Une réalité économique complexe

Par -delà ce schéma par trop simple, il vaut de noter que la réalité est autrement plus complexe. L'augmentation des droits de douane n'est-elle pas une mesure aux effets incertains et pas toujours bénéfiques ? Le président Trump soutient que c'est là une mesure de "bon sens ". Mais sera-t-elle neutre pour les entreprises américaines ? Ne va-t-elle pas renforcer la place des entreprises chinoises, notamment dans les États au Sud, faute pour les entreprises américaines de pouvoir y exporter autant qu'aujourd'hui ? De plus, dans ce registre des contre-mesures, il n’est pas établi que l’augmentation des prix des marchandises ou services se traduise toujours par une diminution mathématique des parts de marché.
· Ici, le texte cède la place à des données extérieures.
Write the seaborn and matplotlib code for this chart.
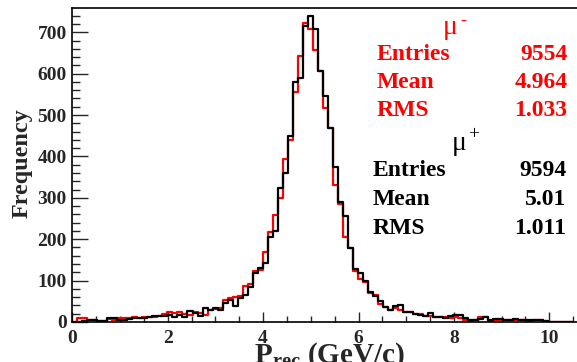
import numpy as np
import pandas as pd
import matplotlib
matplotlib.use("Agg")
import matplotlib.pyplot as plt
import seaborn as sns
from matplotlib.ticker import MultipleLocator

# ---- data ----
bin_width = 0.105
n_bins = 100
mu_minus_counts = [1, 9, 9, 6, 5, 2, 3, 7, 6, 9, 9, 10, 11, 9, 11, 13, 13, 15, 20,
                   25, 21, 25, 19, 17, 25, 21, 17, 29, 31, 35, 53, 57, 60, 64,
                   88, 91, 124, 126, 170, 218, 258, 300, 395, 440,
                   556, 643, 722, 707, 657, 606, 516, 468, 330, 285,
                   205, 178, 124, 103, 97, 69, 66, 43, 37, 29,
                   35, 29, 25, 23, 19, 19, 14, 14, 11, 11, 11, 9, 11, 9, 6, 3, 5, 11, 13, 2,
                   5, 6, 4, 5, 6, 4, 5, 3, 4, 6, 3,
                   0, 0, 0, 0, 0]
mu_plus_counts = [0, 1, 3, 5, 6, 2, 2, 10, 10, 5, 6, 7, 9, 10, 9, 11, 14, 14, 15,
                  17, 13, 17, 13, 27, 22, 15, 33, 29, 35, 30, 45, 53, 39, 57,
                  66, 85, 118, 130, 142, 205, 220, 323, 359, 450,
                  580, 589, 715, 740, 708, 606, 547, 468, 375, 290,
                  255, 178, 128, 118, 100, 72, 62, 50, 36, 28,
                  38, 42, 25, 25, 19, 17, 14, 21, 13, 11, 9, 14, 17, 18, 9, 5, 6, 8, 11, 5,
                  7, 8, 6, 6, 7, 5, 6, 4, 5, 4, 3,
                  0, 0, 0, 0, 0]
stats_minus = {"Entries": "9554", "Mean": "4.964", "RMS": "1.033"}
stats_plus = {"Entries": "9594", "Mean": "5.01", "RMS": "1.011"}

edges = [round(i * bin_width, 4) for i in range(n_bins + 1)]
centers = [0.5 * (edges[i] + edges[i + 1]) for i in range(n_bins)]
df_minus = pd.DataFrame({"p": centers, "w": mu_minus_counts})
df_plus = pd.DataFrame({"p": centers, "w": mu_plus_counts})

# ---- style ----
sns.set_style("white")
serif = ["Liberation Serif", "DejaVu Serif"]
plt.rcParams["font.family"] = serif
plt.rcParams["mathtext.fontset"] = "custom"
plt.rcParams["mathtext.rm"] = "Liberation Serif"
plt.rcParams["mathtext.bf"] = "Liberation Serif:bold"
plt.rcParams["mathtext.it"] = "Liberation Serif:italic"

W, H = 577, 362
fig = plt.figure(figsize=(W / 100, H / 100), dpi=100)
ax = fig.add_axes([72.3 / W, 1 - 322 / H, (W - 72.3) / W, (322 - 8) / H])

sns.histplot(data=df_minus, x="p", weights="w", bins=edges,
             element="step", fill=False, color="red", linewidth=1.6, ax=ax)
sns.histplot(data=df_plus, x="p", weights="w", bins=edges,
             element="step", fill=False, color="black", linewidth=1.6, ax=ax)

ax.set_xlim(0, (W - 72.3) / 47.7)
ax.set_ylim(0, 758.6)
ax.spines["right"].set_visible(False)
for s in ("left", "bottom", "top"):
    ax.spines[s].set_linewidth(1.2)
    ax.spines[s].set_color("black")

ax.xaxis.set_major_locator(MultipleLocator(2))
ax.xaxis.set_minor_locator(MultipleLocator(0.5))
ax.yaxis.set_major_locator(MultipleLocator(100))
ax.yaxis.set_minor_locator(MultipleLocator(20))
ax.tick_params(axis="x", which="major", direction="in", length=7.4, width=1.0,
               pad=5.5, labelsize=14, top=False, bottom=True)
ax.tick_params(axis="x", which="minor", direction="in", length=4.2, width=1.0,
               top=False, bottom=True)
ax.tick_params(axis="y", which="major", direction="in", length=11.5, width=1.0,
               pad=4, labelsize=14, left=True, right=False)
ax.tick_params(axis="y", which="minor", direction="in", length=5.8, width=1.0,
               left=True, right=False)
for lab in ax.get_xticklabels() + ax.get_yticklabels():
    lab.set_fontweight("bold")

ax.set_ylabel("Frequency", fontsize=17.4, fontweight="bold")
ax.yaxis.set_label_coords((33 - 72.3) / (W - 72.3), 0.505)
ax.set_xlabel(r"$\mathbf{P}_{\mathbf{rec}}$ (GeV/c)", fontsize=21, fontweight="bold")
ax.xaxis.set_label_coords((329 - 72.3) / (W - 72.3), (322 - 340) / 314)


def fx(px):
    return px / W


def fy(py):
    return 1 - py / H


# mu- block
fig.text(fx(443), fy(34), "μ", color="red", fontsize=20, family=serif, va="baseline")
fig.text(fx(460), fy(26), "-", color="red", fontsize=13, family=serif, va="baseline")
for (k, v), yb in zip(stats_minus.items(), [60, 88, 116]):
    fig.text(fx(377), fy(yb), k, color="red", fontsize=17, fontweight="bold",
             family=serif, va="baseline", ha="left")
    fig.text(fx(567.5), fy(yb), v, color="red", fontsize=17, fontweight="bold",
             family=serif, va="baseline", ha="right")

# mu+ block
fig.text(fx(452), fy(150), "μ", color="black", fontsize=20, family=serif, va="baseline")
fig.text(fx(468), fy(139), "+", color="black", fontsize=14, family=serif, va="baseline")
for (k, v), yb in zip(stats_plus.items(), [176, 205, 234]):
    fig.text(fx(372.5), fy(yb), k, color="black", fontsize=17, fontweight="bold",
             family=serif, va="baseline", ha="left")
    fig.text(fx(566.5), fy(yb), v, color="black", fontsize=17, fontweight="bold",
             family=serif, va="baseline", ha="right")

fig.savefig("out.png", dpi=100)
Il faut ajouter un autre paramètre relatif à cette augmentation des droits de douane : celui de l'effet sur les entreprises et les consommateurs ressortissants des États qui l'adoptent, soit directement par suite du renchérissement des produits importés, soit indirectement dans le sens d'une limitation de l'offre sur le marché et partant une inflation des prix.
 

L'approche du président Trump a-t-elle un motif réel, raisonnable et rationnel ? Le but des mesures n'est-il pas de protéger le marché américain à court terme, en ignorant leurs effets négatifs à moyen et long terme. Une gouvernance éligible à l'unilatéralisme et pas au multilatéralisme.